Tuesday, January 9, 2007

A hand for the noodle man: Yesterday, Momofuku Ando died. Normally this might not be the occasion for a blog post; but Mr. Ando was a pioneer: He invented instant ramen noodles. For this, he is, or should be, revered by everyone who ever attended university in the United States, including those of us who could afford to eat better, for his food’s remarkably low cost and filling Asian taste. The world is forever in debt to Mr. Ando, as Lawrence Downes writes in the Times:

Momofuku Ando, who died in Ikeda, near Osaka, at 96, was looking for cheap, decent food for the working class when he invented ramen noodles all by himself in 1958. His product — fried, dried and sold in little plastic-wrapped bricks or foam cups — turned the company he founded, Nissin Foods, into a global giant. According to the company’s Web site, instant ramen satisfies more than 100 million people a day. Aggregate servings of the company’s signature brand, Cup Noodles, reached 25 billion worldwide in 2006.

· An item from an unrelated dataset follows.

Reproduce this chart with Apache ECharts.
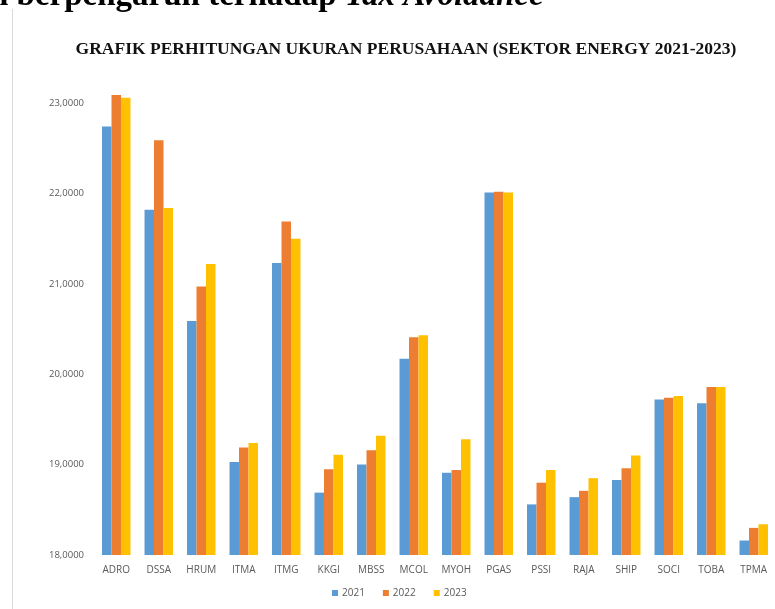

There are other versions of fast noodles. There is spaghetti in a can. It is sweetish and gloppy and a first cousin of dog food. Macaroni and cheese in a box is a convenience product requiring several inconvenient steps. You have to boil the macaroni, stir it to prevent sticking and determine through some previously obtained expertise when it is “done.” You must separate water from noodles using a specialized tool, a colander, and to complete the dish — such an insult — you have to measure and add the fatty deliciousness yourself, in the form of butter and milk that Kraft assumes you already have on hand. All that effort, plus the cleanup, is hardly worth it.

Ramen noodles, by contrast, are a dish of effortless purity. Like the egg, or tea, they attain a state of grace through a marriage with nothing but hot water. After three minutes in a yellow bath, the noodles soften. The pebbly peas and carrot chips turn practically lifelike. A near-weightless assemblage of plastic and foam is transformed into something any college student will recognize as food, for as little as 20 cents a serving.

[…]

But those are minor quibbles. Ramen noodles have earned Mr. Ando an eternal place in the pantheon of human progress. Teach a man to fish, and you feed him for a lifetime. Give him ramen noodles, and you don’t have to teach him anything.